Thaw
Sunless
afternoons. The world is grainy,
my cave eyes half blind.
Water scums frost-clenched soil,
old cloud furrowed like rotting snow.
The bonewhite core of earth
pushes through dark-trenched skin.
Too patient, my body creaks like
bare birch in sparse wind,
a peace like leaden hands
laced over nose, mouth.
In
the stubble forest, brightness widens
around a thin doe and sparrows.
Miles off: the groaning, cracking.
Tremors beneath my feet.
Breath returns, uncalled,
swelling winter-carved spaces,
small noises loosen in my throat.
I stretch within my heavy skin.
Groundbreaking
In
the dried bowl of the lake we dig packed clay,
The belly skin the big water sloughed,
shrinking into herself, thousands of years ago.
We peel aside her new green fur, the gravecover,
read her flesh-print, gather her bones -
grey shale and sandstone - at the feet of broad trees.
We scour the intricate soil scrawls for the worms'
translation of silt clod and sand dust,
hear leafy mouths of cottonwoods whisper
the wisdom of what the roots have seen.
Words scatter like silver flocks of alewife
before our shadowed hands. Our shovels slice deeper.
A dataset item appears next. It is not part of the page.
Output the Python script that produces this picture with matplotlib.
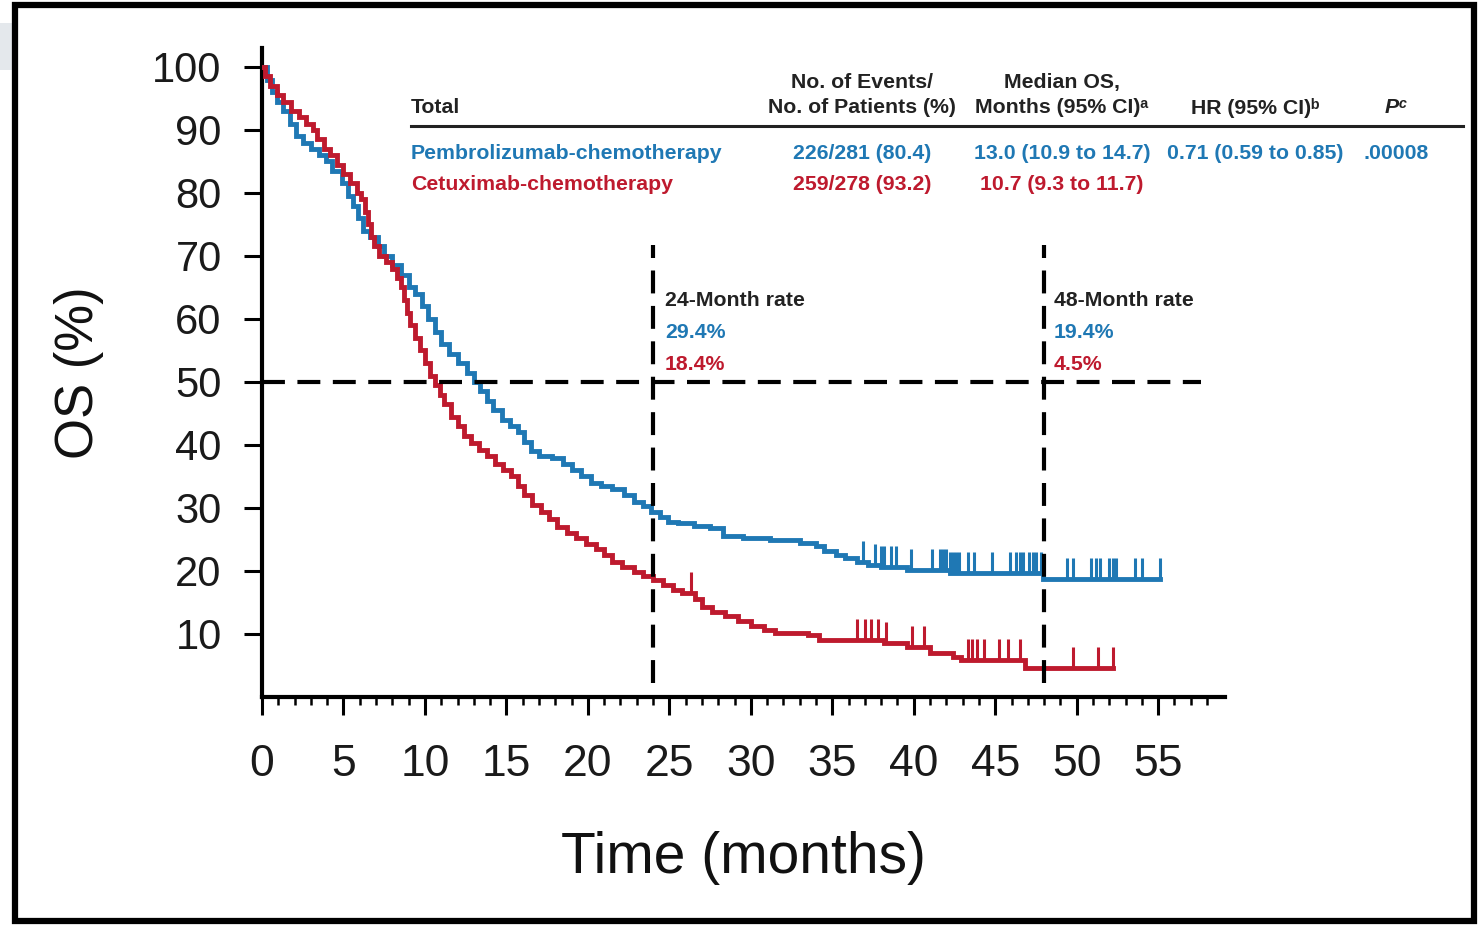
import numpy as np
import matplotlib
matplotlib.use('Agg')
import matplotlib.pyplot as plt
from matplotlib.patches import Rectangle
from matplotlib.ticker import MultipleLocator, FixedLocator

BLUE = '#1f78b4'
RED = '#be1a2e'

# Kaplan-Meier OS (months, % alive)
blue_t = [0, 0.3, 0.6, 0.9, 1.3, 1.7, 2.1, 2.5, 3.0, 3.5, 3.9, 4.3, 4.9, 5.3, 5.6, 5.9,
          6.2, 6.6, 7.1, 7.5, 8.0, 8.5, 9.0, 9.4, 9.8, 10.2, 10.6, 11.0, 11.5, 12.0,
          12.6, 13.0, 13.4, 13.8, 14.2, 14.7, 15.2, 15.7, 16.1, 16.5, 17.0, 17.8, 18.5,
          19.0, 19.6, 20.2, 20.8, 21.5, 22.2, 22.8, 23.4, 23.9, 24.4, 24.9, 25.5, 26.5,
          27.5, 28.3, 29.5, 31.2, 33.0, 34.0, 34.5, 35.2, 35.8, 36.5, 37.2, 38.0, 39.6,
          42.2, 47.9, 55.1]
blue_s = [100, 98, 96, 94.5, 93, 91, 89, 88, 87, 86, 85, 83.5, 81.5, 79.5, 78, 76,
          74, 73, 71.5, 70, 68.5, 67, 65, 64, 62, 60, 58, 56, 54.5, 53,
          51.5, 50, 48.5, 47, 45.5, 44, 43, 42, 40.5, 39, 38.3, 38, 37,
          36, 35, 34, 33.5, 33, 32, 31, 30.3, 29.4, 28.5, 27.8, 27.6, 27.2,
          26.8, 25.6, 25.2, 24.9, 24.5, 24.0, 23.2, 22.6, 22.0, 21.4, 21.0, 20.6, 20.2,
          19.7, 18.8, 18.8]
blue_cens = [36.9, 37.6, 38.0, 38.2, 38.6, 38.9, 39.8, 41.1, 41.6, 41.8, 42.0, 42.2,
             42.4, 42.6, 42.8, 43.3, 43.7, 44.8, 45.9, 46.3, 46.5, 46.7, 47.1, 47.3,
             47.5, 47.8, 49.4, 49.8, 50.9, 51.2, 51.4, 52.0, 52.2, 52.4, 53.6, 54.0, 55.1]

red_t = [0, 0.2, 0.5, 0.9, 1.3, 1.8, 2.3, 2.7, 3.1, 3.4, 3.8, 4.2, 4.6, 5.0, 5.4, 5.8,
         6.1, 6.3, 6.5, 6.7, 6.9, 7.2, 7.6, 8.0, 8.3, 8.5, 8.7, 8.9, 9.1, 9.4,
         9.7, 10.0, 10.3, 10.6, 10.9, 11.2, 11.6, 12.0, 12.4, 12.8, 13.3, 13.8, 14.3,
         14.8, 15.3, 15.7, 16.1, 16.6, 17.1, 17.6, 18.1, 18.7, 19.3, 19.9, 20.5, 21.0,
         21.5, 22.1, 22.8, 23.4, 24.0, 24.6, 25.2, 25.8, 26.6, 27.0, 27.6, 28.4, 29.2,
         30.0, 30.8, 31.5, 33.5, 34.2, 38.2, 39.6, 41.0, 42.4, 42.9, 46.8, 52.2]
red_s = [100, 98.5, 97, 95.5, 94.5, 93, 92, 91, 90, 88.5, 87, 86, 84.5, 83, 81.5, 80,
         79, 77, 75, 73, 71.5, 70, 69, 68, 66.5, 65, 63, 61, 59, 57,
         55, 53, 51, 49.5, 48, 46.5, 44.5, 43, 41.5, 40.3, 39.2, 38.2, 37,
         36, 35, 33.5, 32, 30.5, 29.3, 28.2, 27, 26, 25.2, 24.3, 23.5, 22.5,
         21.5, 20.7, 19.8, 19.2, 18.5, 17.8, 17.0, 16.5, 15.5, 14.3, 13.5, 12.8, 12.0,
         11.3, 10.7, 10.1, 9.8, 9.0, 8.6, 7.9, 7.0, 6.3, 5.9, 4.6, 4.6]
red_cens = [26.3, 36.5, 37.0, 37.4, 37.8, 38.3, 39.9, 40.6, 43.3, 43.6, 43.9, 44.3,
            45.2, 45.8, 46.5, 49.8, 51.3, 52.2]

# table + landmark rates
arms = ['Pembrolizumab-chemotherapy', 'Cetuximab-chemotherapy']
events = ['226/281 (80.4)', '259/278 (93.2)']
medians = ['13.0 (10.9 to 14.7)', '10.7 (9.3 to 11.7)']
hr_text = '0.71 (0.59 to 0.85)'
p_text = '.00008'
rate_24 = ['29.4%', '18.4%']
rate_48 = ['19.4%', '4.5%']

TICK_FONT = ['Liberation Sans', 'DejaVu Sans']
TXT_FONT = ['Liberation Sans', 'DejaVu Sans']


def step_value(times, surv, t):
    idx = np.searchsorted(times, t, side='right') - 1
    return np.asarray(surv)[idx]


fig = plt.figure(figsize=(14.81, 9.25), dpi=100)
ax = fig.add_axes([262 / 1481, 228 / 925, 963 / 1481, 649 / 925])
ax.set_xlim(0, 59.1)
ax.set_ylim(0, 103)

# curves + censor ticks
for t, s, cens, col in [(blue_t, blue_s, blue_cens, BLUE), (red_t, red_s, red_cens, RED)]:
    ax.plot(t, s, drawstyle='steps-post', color=col, lw=3.5, zorder=3, solid_joinstyle='miter')
    base = step_value(t, s, cens)
    ax.vlines(cens, base, base + 3.3, color=col, lw=2.2, zorder=3)

# reference lines
ax.hlines(50, 0, 57.6, colors='black', lw=3, linestyles=(0, (5.5, 3)), zorder=4)
ax.vlines([24, 48], 2.2, 71.7, colors='black', lw=3, linestyles=(0, (5.5, 3)), zorder=4)

# axes styling
for side in ['top', 'right']:
    ax.spines[side].set_visible(False)
for side in ['left', 'bottom']:
    ax.spines[side].set_linewidth(3)
ax.set_yticks(range(10, 101, 10))
ax.xaxis.set_major_locator(MultipleLocator(5))
ax.xaxis.set_minor_locator(FixedLocator(range(0, 59)))
ax.set_xticks(range(0, 56, 5))
ax.tick_params(axis='y', direction='out', length=13, width=2.2, pad=16, labelsize=30)
ax.tick_params(axis='x', which='major', direction='out', length=13, width=2.2, pad=21, labelsize=32)
ax.tick_params(axis='x', which='minor', direction='out', length=6, width=1.8)
for lab in ax.get_xticklabels() + ax.get_yticklabels():
    lab.set_family(TICK_FONT)
    lab.set_color('#1a1a1a')

ax.set_xlabel('Time (months)', fontsize=41, family=TICK_FONT, color='#111')
ax.xaxis.set_label_coords(0.5, -0.248)
ax.xaxis.label.set_va('center')
ax.set_ylabel('OS (%)', fontsize=38, family=TICK_FONT, color='#111')
ax.yaxis.set_label_coords(-0.19, 0.5)
ax.yaxis.label.set_va('center')

# summary table
fs = 15.3
kw = dict(fontsize=fs, fontweight='bold', family=TXT_FONT, clip_on=False, va='center')
col_x = [36.83, 49.1, 60.96, 69.6]
ax.text(col_x[0], 97.5, 'No. of Events/', ha='center', color='#222', **kw)
ax.text(col_x[1], 97.5, 'Median OS,', ha='center', color='#222', **kw)
ax.text(9.15, 93.5, 'Total', ha='left', color='#222', **kw)
ax.text(col_x[0], 93.5, 'No. of Patients (%)', ha='center', color='#222', **kw)
ax.text(col_x[1], 93.5, 'Months (95% CI)\u1d43', ha='center', color='#222', **kw)
ax.text(col_x[2], 93.5, 'HR (95% CI)\u1d47', ha='center', color='#222', **kw)
ax.text(col_x[3], 93.5, 'P\u1d9c', ha='center', color='#222', fontstyle='italic', **kw)
ax.plot([9.15, 73.7], [90.6, 90.6], color='#222', lw=2.2, clip_on=False)

row_y = [86.3, 81.3]
for i, col in enumerate([BLUE, RED]):
    ax.text(9.15, row_y[i], arms[i], ha='left', color=col, **kw)
    ax.text(col_x[0], row_y[i], events[i], ha='center', color=col, **kw)
    ax.text(col_x[1], row_y[i], medians[i], ha='center', color=col, **kw)
ax.text(col_x[2], row_y[0], hr_text, ha='center', color=BLUE, **kw)
ax.text(col_x[3], row_y[0], p_text, ha='center', color=BLUE, **kw)

# landmark annotations
for x0, head, rates in [(24.74, '24-Month rate', rate_24), (48.6, '48-Month rate', rate_48)]:
    ax.text(x0, 63.0, head, ha='left', color='#222', **kw)
    ax.text(x0, 57.9, rates[0], ha='left', color=BLUE, **kw)
    ax.text(x0, 52.7, rates[1], ha='left', color=RED, **kw)

# screenshot frame
fig.patches.append(Rectangle((0, 1 - 70 / 925), 12 / 1481, 47 / 925, transform=fig.transFigure,
                             facecolor='#e4e8ec', edgecolor='none', zorder=0))
fig.patches.append(Rectangle((15 / 1481, 4 / 925), 1459 / 1481, 916 / 925, transform=fig.transFigure,
                             fill=False, edgecolor='black', lw=4.5, zorder=10))

fig.savefig('out.png', dpi=100)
Bright sediments chart the lake's slow body-weather,
colors record her dream of pumpkin, oak,
and ash, pushing from the new-bare belly.
We tear the strata loose, send up dust like prayers
and enter our delicious ruin:
our toes, blind grubs, bite in but cannot eat.
Frog
On
this gut-stained pad I spread your limbs,
prepare a blade, and begin to indulge my curiosity.
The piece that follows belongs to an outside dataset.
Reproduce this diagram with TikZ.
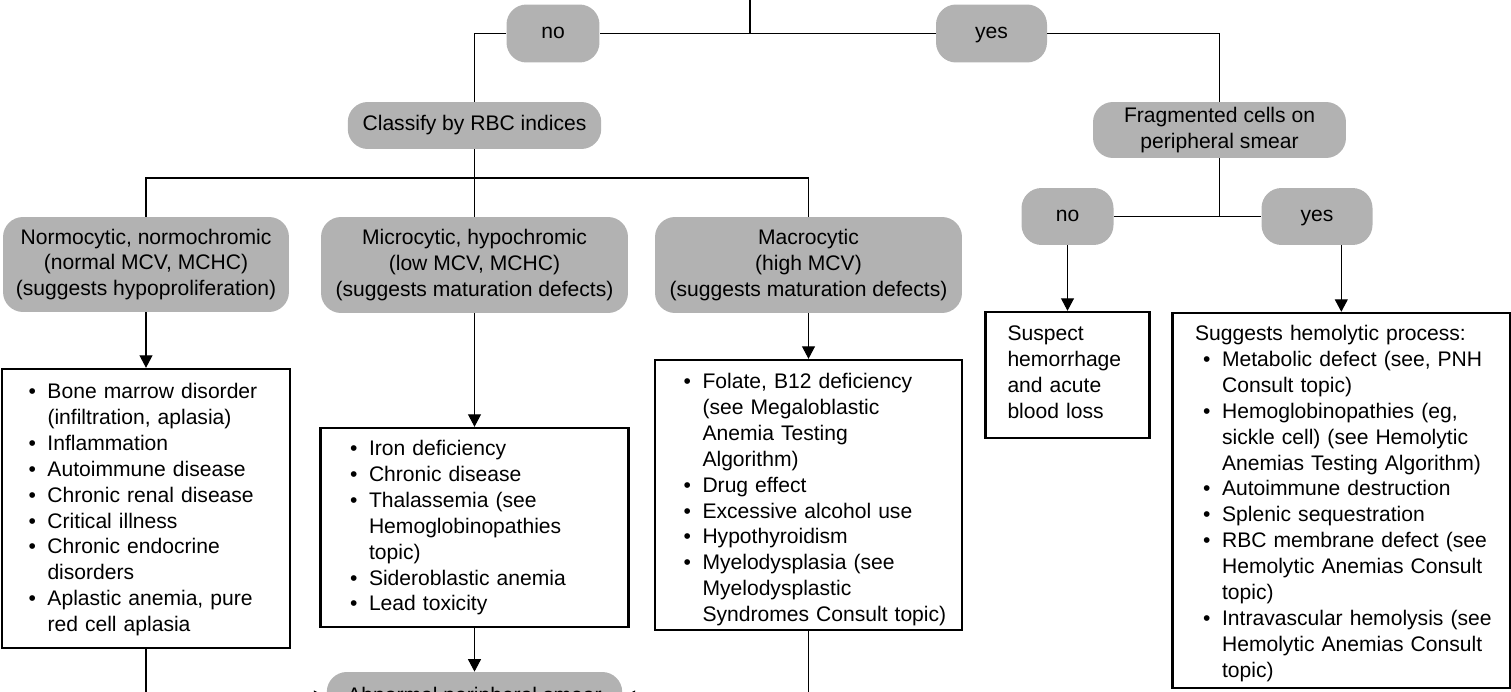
\documentclass[tikz,border=0pt]{standalone}
\usepackage{fontspec}
\setmainfont{Liberation Sans}
\usetikzlibrary{arrows.meta}
\newcommand{\bitem}[1]{\mbox{\makebox[0.38cm][l]{\textbullet}#1}}
\newcommand{\bcont}[1]{\mbox{\hspace*{0.38cm}#1}}
\begin{document}
\begin{tikzpicture}[x=0.02cm,y=-0.02cm,
    every node/.style={font=\fontsize{12pt}{14.74pt}\selectfont},
    pill/.style={fill=gray!60,rounded corners=0.4cm,align=center,inner sep=0pt},
    answer/.style={pill,text height=0.72em,text depth=0.2em},
    list/.style={draw,line width=1.4pt,align=left,inner xsep=0.04cm,inner ysep=0pt,text height=0pt},
    link/.style={line width=0.6pt},
    arr/.style={link,-{Triangle[length=0.25cm,width=0.26cm]}}]
    \useasboundingbox (0,0) rectangle (1511,692);
    \clip (0,0) rectangle (1511,692);
    \coordinate (top) at (750,0);
    \coordinate (split) at (474.5,178);
    \node[answer,minimum width=1.86cm,minimum height=1.16cm] (no1) at (553,33.5) {no};
    \node[answer,minimum width=2.22cm,minimum height=1.16cm] (yes1) at (991.5,33.5) {yes};
    \node[pill,minimum width=5.07cm,minimum height=0.94cm] (classify) at (474.5,125.5) {Classify by RBC indices};
    \node[pill,minimum width=5.06cm,minimum height=1.12cm] (frag) at (1219.5,130) {Fragmented cells on\\peripheral smear};
    \node[pill,minimum width=5.72cm,minimum height=1.9cm] (normo) at (146,264.5) {Normocytic, normochromic\\(normal MCV, MCHC)\\(suggests hypoproliferation)};
    \node[pill,minimum width=6.14cm,minimum height=1.92cm] (micro) at (474.5,265) {Microcytic, hypochromic\\(low MCV, MCHC)\\(suggests maturation defects)};
    \node[pill,minimum width=6.14cm,minimum height=1.92cm] (macro) at (808.5,265) {Macrocytic\\(high MCV)\\(suggests maturation defects)};
    \node[answer,minimum width=1.84cm,minimum height=1.14cm] (no2) at (1067.5,216.5) {no};
    \node[answer,minimum width=2.22cm,minimum height=1.14cm] (yes2) at (1317,216.5) {yes};
    \node[pill,minimum width=5.91cm,minimum height=1cm] (abnormal) at (474.5,697) {Abnormal peripheral smear};
    % result boxes
    \node[list,text width=5.68cm,text depth=4.4cm,minimum height=5.58cm] (normolist) at (146,508.5) {\leftskip=0.49cm\relax
        \bitem{Bone marrow disorder}\\ \bcont{(infiltration, aplasia)}\\ \bitem{Inflammation}\\
        \bitem{Autoimmune disease}\\ \bitem{Chronic renal disease}\\ \bitem{Critical illness}\\
        \bitem{Chronic endocrine}\\ \bcont{disorders}\\ \bitem{Aplastic anemia, pure}\\ \bcont{red cell aplasia}\par};
    \node[list,text width=6.08cm,text depth=2.88cm,minimum height=3.98cm] (microlist) at (474.5,527.5) {\leftskip=0.55cm\relax
        \bitem{Iron deficiency}\\ \bitem{Chronic disease}\\ \bitem{Thalassemia (see}\\
        \bcont{Hemoglobinopathies}\\ \bcont{topic)}\\ \bitem{Sideroblastic anemia}\\ \bitem{Lead toxicity}\par};
    \node[list,text width=6.06cm,text depth=4.26cm,minimum height=5.4cm] (macrolist) at (808.5,495) {\leftskip=0.53cm\relax
        \bitem{Folate, B12 deficiency}\\ \bcont{(see Megaloblastic}\\ \bcont{Anemia Testing}\\ \bcont{Algorithm)}\\
        \bitem{Drug effect}\\ \bitem{Excessive alcohol use}\\ \bitem{Hypothyroidism}\\
        \bitem{Myelodysplasia (see}\\ \bcont{Myelodysplastic}\\ \bcont{Syndromes Consult topic)}\par};
    \node[list,text width=3.2cm,text depth=1.38cm,minimum height=2.52cm] (suspect) at (1067.5,375) {\leftskip=0.4cm\relax
        Suspect\\ hemorrhage\\ and acute\\ blood loss\par};
    \node[list,text width=6.67cm,text depth=6.4cm,minimum height=7.5cm] (hemolist) at (1341.3,500.5) {\leftskip=0.57cm\relax
        \mbox{\hspace*{-0.16cm}Suggests hemolytic process:}\\
        \bitem{Metabolic defect (see, PNH}\\ \bcont{Consult topic)}\\
        \bitem{Hemoglobinopathies (eg,}\\ \bcont{sickle cell) (see Hemolytic}\\ \bcont{Anemias Testing Algorithm)}\\
        \bitem{Autoimmune destruction}\\ \bitem{Splenic sequestration}\\
        \bitem{RBC membrane defect (see}\\ \bcont{Hemolytic Anemias Consult}\\ \bcont{topic)}\\
        \bitem{Intravascular hemolysis (see}\\ \bcont{Hemolytic Anemias Consult}\\ \bcont{topic)}\par};
    % connectors
    \draw[link] (top) |- (no1.east);
    \draw[link] (top) |- (yes1.west);
    \draw[link] (no1.west) -| (classify.north);
    \draw[link] (yes1.east) -| (frag.north);
    \draw[link] (classify.south) -- (micro.north);
    \draw[link] (normo.north) |- (split) -| (macro.north);
    \draw[link] (frag.south) -- (frag.south |- no2.east);
    \draw[link] (no2.east) -- (yes2.west);
    \draw[arr] (normo.south) -- (normolist.north);
    \draw[arr] (micro.south) -- (microlist.north);
    \draw[arr] (macro.south) -- (macrolist.north);
    \draw[arr] (no2.south) -- (suspect.north);
    \draw[arr] (yes2.south -| hemolist.north) -- (hemolist.north);
    \draw[arr] (microlist.south) -- (abnormal.north);
    \draw[arr] (normolist.south) |- (abnormal.west);
    \draw[arr] (macrolist.south) |- (abnormal.east);
\end{tikzpicture}
\end{document}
I guide unbiased metal into your thin flesh,
tear soft layers into ragged wings.
Rumpled moss jacket slides from your spine;
muscle pools around bone-twigs - your inner bog
Basalt eyes roll in muddy-gold globes.
White light glazes everything:
clear liquid from your pierced nape, droplets
from your refrigerated pool, a deflated eye's stream.
Electric
syllables threading your still-sensitive body
scroll beneath my needle, flutter across a screen.
I fill a book with numbers, crude translation.
Neat columns swell my understanding,
as extra bread swells flesh around the bone.
I quiet my machines, close your cottoned mouth,
put out the lamp at last. Rain-grey light
falls through the windows.
I inter you in the white ice box
and turn to tread the muddy grass
three stories down. Inside me
captive moths beat themselves to dust.